O meu programa é que é a Constituição
Maria de Belém tem por princípio não comentar as outras campanhas, até porque nem sempre as consegue acompanhar. "Como sabem, tenho estado em campanha até bastante tarde. Quando consigo assistir a um resumo noticioso vejo aquilo que se tem passado".
Certo é que viu o suficiente para tropeçar em Sampaio da Nóvoa a dizer que tinha como programa a Constituição - e não gostou. Perante cerca de 250 pessoas, num jantar-comício em Santo Tirso, sem nunca referir o nome do ex-reitor, Maria de Belém afirmou-se vítima de plágio.
"Vários candidatos apareceram com programas de governo e perceberam que estavam a cair no erro que hoje é responsável pelo afastamento das pessoas em relação aos políticos, que é prometerem aquilo que sabem que não podem cumprir.

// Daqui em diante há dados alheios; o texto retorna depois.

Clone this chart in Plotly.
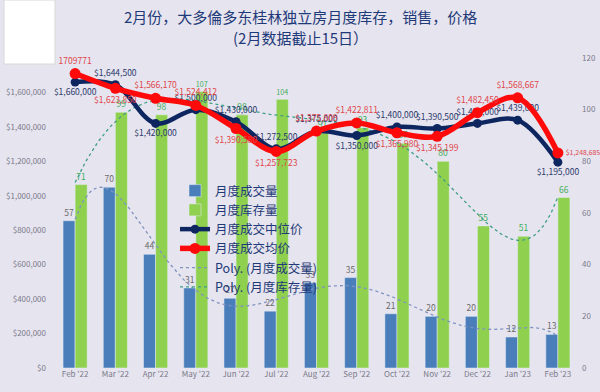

E agora, mais tarde, já vêm dizer 'o meu programa é a Constituição'. Mas não foi por aí que começaram e em política também há direitos de autor", afirmou, arrancando aplausos à sala.
Os momentos de crítica a Sampaio da Nóvoa - sem nunca se referir a ele directamente - têm vindo a crescer, mas os ataques mais duros, quer ao antigo reitor, quer a Marcelo Rebelo de Sousa, têm ficado a cargo dos pesos pesados que a espaços aparecem na campanha.
Jorge Coelho tinha já feito mira a ambos em Viseu; Manuel Alegre, presidente da comissão de honra de Maria de Belém, não poupou Nóvoa, no mesmo jantar de Santo Tirso, alegando que usurpou a expressão "tempo novo" a António Costa sem lhe conferir real sentido, e disparou na direcção do PS, acusando a direcção socialista de fazer "batota" e de apoiar de forma velada um candidato quando tinha dito que não o faria.
De cabelo branco impecavelmente penteado para trás, António Martins escutava ao fundo da sala e aplaudia, efusivo, os tiros de Alegre e as causas de Belém. Militante do PS, confessa que "foi uma desilusão o doutor António Costa não ter tido o cuidado de apoiar uma militante com 41 anos de partido" " e acredita que a actual direcção "não teve a qualidade suficiente" para ultrapassar o facto de Maria de Belém ter sido apoiante de António José Seguro nas directas contra Costa.
A este propósito, Alegre tinha já recordado que fazia parte, com Vera Jardim e Almeida Santos, de uma "facção que apoiou António Costa para primeiro-ministro". E acrescentou que, apesar de não gostar "da palavra facção", se tem de a usar então que seja no plural: "Esta candidatura é de facções, porque nela estão representadas todas as sensibilidades do Partido Socialista".
Atento ao percurso de todos os candidatos desde os debates, António Martins gostou de ver Marcelo Rebelo de Sousa "estremecer por todos os lados quando foi apertado" e admite que quem o conseguiu de forma mais eficaz foi mesmo Sampaio da Nóvoa no frente a frente que os juntou.
António puxa créditos de muitos anos como vendedor e director comercial para aconselhar Belém a ser "mais incisiva, ir mais para a luta, não ser tão pacificadora" nesta segunda semana, porque "ainda está a tempo de inverter a situação" e derrotar "o grande perigo" chamado Marcelo.
De Santo Tirso à Nazaré são 200 quilómetros, que é mais ou menos a distância que separa a esperança de António Martins da resignação da varina Anabela, que está convencida de que tudo se resolve como indicam as previsões, "derivado dos debates que Marcelo tinha na TVI". Ela própria, que apoia Belém, era fã e não perdia um comentário de domingo, conta, encolhendo os ombros.